Chainalysis Shares Insights and Perspective on The PWG Report on Digital Assets

On July 30, 2025, the White House released a policy roadmap from the President’s Working Group (PWG) on Digital Asset Markets, marking a pivotal moment for the cryptocurrency industry in the United States.

Mandated by Executive Order 14178, the report outlines a vision to integrate digital assets into the traditional financial system while addressing regulatory, security, and compliance challenges.

This framework signals that cryptocurrencies are no longer a speculative novelty but a cornerstone of the financial future, with the U.S. positioning itself as a global leader in the sector.

The report emphasizes clear regulatory oversight, safer institutional adoption, and modernized anti-money laundering (AML) and counter-terrorism financing (CFT) rules, highlighting the role of blockchain intelligence in realizing these goals.

The PWG report arrives on the heels of legislative progress, including the passage of the market structure bill and the GENIUS Act, which introduced a two-tier licensing system for stablecoin issuers.
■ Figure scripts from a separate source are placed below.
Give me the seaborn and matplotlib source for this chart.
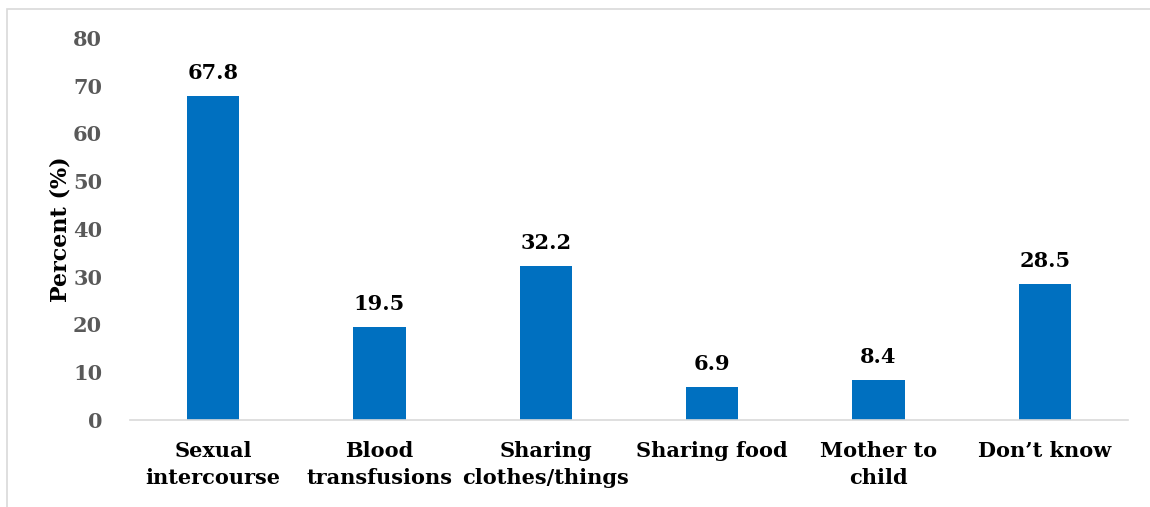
import matplotlib
matplotlib.use("Agg")
import matplotlib.pyplot as plt
import seaborn as sns
import pandas as pd
from matplotlib.patches import Rectangle

categories = ["Sexual\nintercourse", "Blood\ntransfusions", "Sharing\nclothes/things",
              "Sharing food", "Mother to\nchild", "Don\u2019t know"]
percents = [67.8, 19.5, 32.2, 6.9, 8.4, 28.5]
yticks = [0, 10, 20, 30, 40, 50, 60, 70, 80]

sns.set_theme(style="white")
plt.rcParams["font.family"] = ["DejaVu Serif"]
plt.rcParams["font.weight"] = "bold"

df = pd.DataFrame({"route": categories, "pct": percents})

fig = plt.figure(figsize=(11.5, 5.07), dpi=100)
ax = fig.add_axes([0.113, 0.1716, 0.868, 0.7535])

sns.barplot(data=df, x="route", y="pct", color="#0070C0", width=0.315,
            saturation=1, linewidth=0, ax=ax)

for i, v in enumerate(percents):
    ax.text(i, v + 2.8, f"{v:.1f}", ha="center", va="bottom",
            fontsize=15, fontweight="bold", color="black")

ax.set_ylim(0, 80)
ax.set_xlim(-0.5, 5.5)
ax.set_yticks(yticks)
ax.set_yticklabels([str(t) for t in yticks], fontsize=15, fontweight="bold", color="#595959")
ax.set_xticks(range(len(categories)))
ax.set_xticklabels(categories, fontsize=15, fontweight="bold", color="black", linespacing=1.45)
ax.tick_params(axis="y", length=0, pad=20)
ax.tick_params(axis="x", length=0, pad=15)
ax.set_xlabel("")
ax.set_ylabel("Percent (%)", fontsize=16, fontweight="bold", color="black")
ax.yaxis.set_label_coords(-0.059, 0.5)

for s in ["top", "right", "left"]:
    ax.spines[s].set_visible(False)
ax.spines["bottom"].set_color("#D9D9D9")
ax.spines["bottom"].set_linewidth(1.2)

# outer chart frame (only top and left edges visible)
fig.patches.append(Rectangle((7 / 1150, -0.1), 1.2, 1 - 9 / 507 + 0.1,
                             transform=fig.transFigure, fill=False,
                             edgecolor="#D9D9D9", linewidth=1.2))

fig.savefig("out.png", dpi=100)
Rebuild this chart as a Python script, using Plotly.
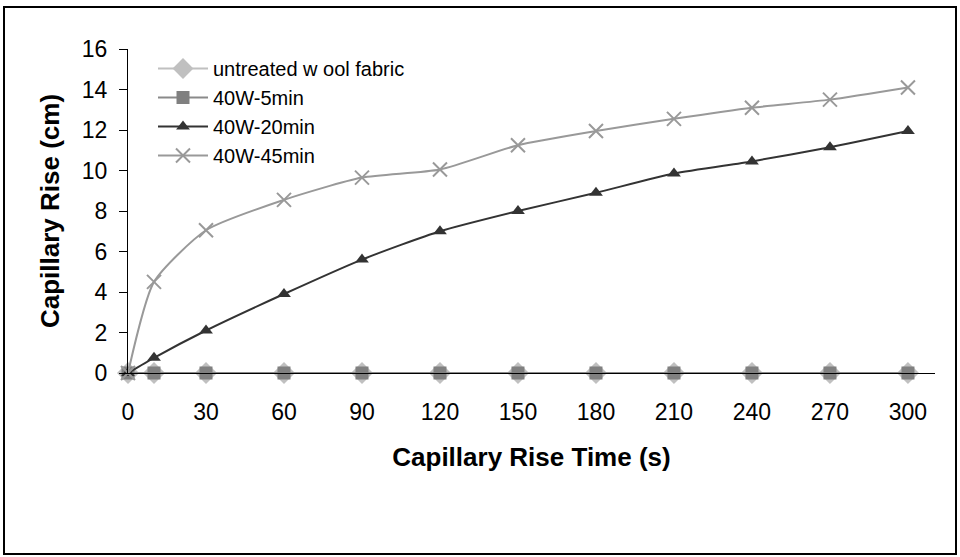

Stablecoins with a market cap under $10 billion can operate under state licenses, while larger entities require federal oversight by the Office of the Comptroller of the Currency (OCC).

These regulations mandate that stablecoins be fully backed by high-quality liquid assets, such as U.S. dollars or Treasuries, with monthly reserve disclosures and robust AML and know-your-customer (KYC) programs.

The report underscores these measures as essential for fostering trust and stability in digital asset markets, ensuring compliance with sanctions screening and protecting against illicit activities.

A key theme of the report is the necessity of public-private collaboration to build a secure and innovative crypto ecosystem.

Blockchain intelligence, as provided by firms like Chainalysis, is central to this vision.

The transparency of blockchain technology allows for the tracing of transactions, enabling law enforcement to combat crimes such as fraud, ransomware, and terrorist financing.

Chainalysis has assisted over 350 public agencies in seizing $12.4 billion in criminal proceeds, demonstrating the power of on-chain data to enhance financial security.

The report advocates for leveraging such tools to strengthen market oversight, improve banking access for crypto firms, and enhance AML enforcement, all while addressing national security concerns.

The PWG’s recommendations also reflect the evolving nature of crypto crime, which has surged in 2025.

According to Chainalysis’s Crypto Crime Mid-Year Update, over $2.17 billion in cryptocurrency was stolen by June, driven by high-profile hacks like the $1.5 billion ByBit breach attributed to North Korea’s Lazarus Group.

Personal wallet compromises, accounting for 23.35% of stolen funds, and physical “wrench attacks” targeting crypto holders highlight the growing intersection of digital and physical security risks.

The report stresses the need for cybersecurity measures, regular audits, and employee screening to counter these threats, emphasizing that blockchain’s immutable ledger can aid in tracking and recovering illicit funds.

Institutionally, the report signals a shift toward mainstream adoption. BlackRock’s BUIDL Institutional Digital Liquidity Fund, for instance, grew over 300% in 2024, reaching a market cap of nearly $3 billion, driven by institutional interest and integration with the Solana ecosystem.

The success of Pump.fun’s $600 million ICO in under 15 minutes further underscores the maturing crypto market, where capital formation now extends beyond infrastructure to broader use cases.

These developments align with the PWG’s push for “responsible innovation,” balancing speed with safety to unlock liquidity and global cash movement through tokenization.

The PWG report is a call for the U.S. to lead in digital finance by fostering tech advancements within a clear regulatory framework.

By modernizing oversight, enhancing security through blockchain analytics, and promoting collaboration, the report charts a path for crypto to thrive responsibly.

Jonathan Levin, Chainalysis CEO, noted at Links NYC 2025:

“There is now broad recognition that this is the technology that the future of finance can actually be built on.”

With global crypto adoption accelerating, the U.S. has an opportunity to shape a secure, transparent, and progressive financial industry.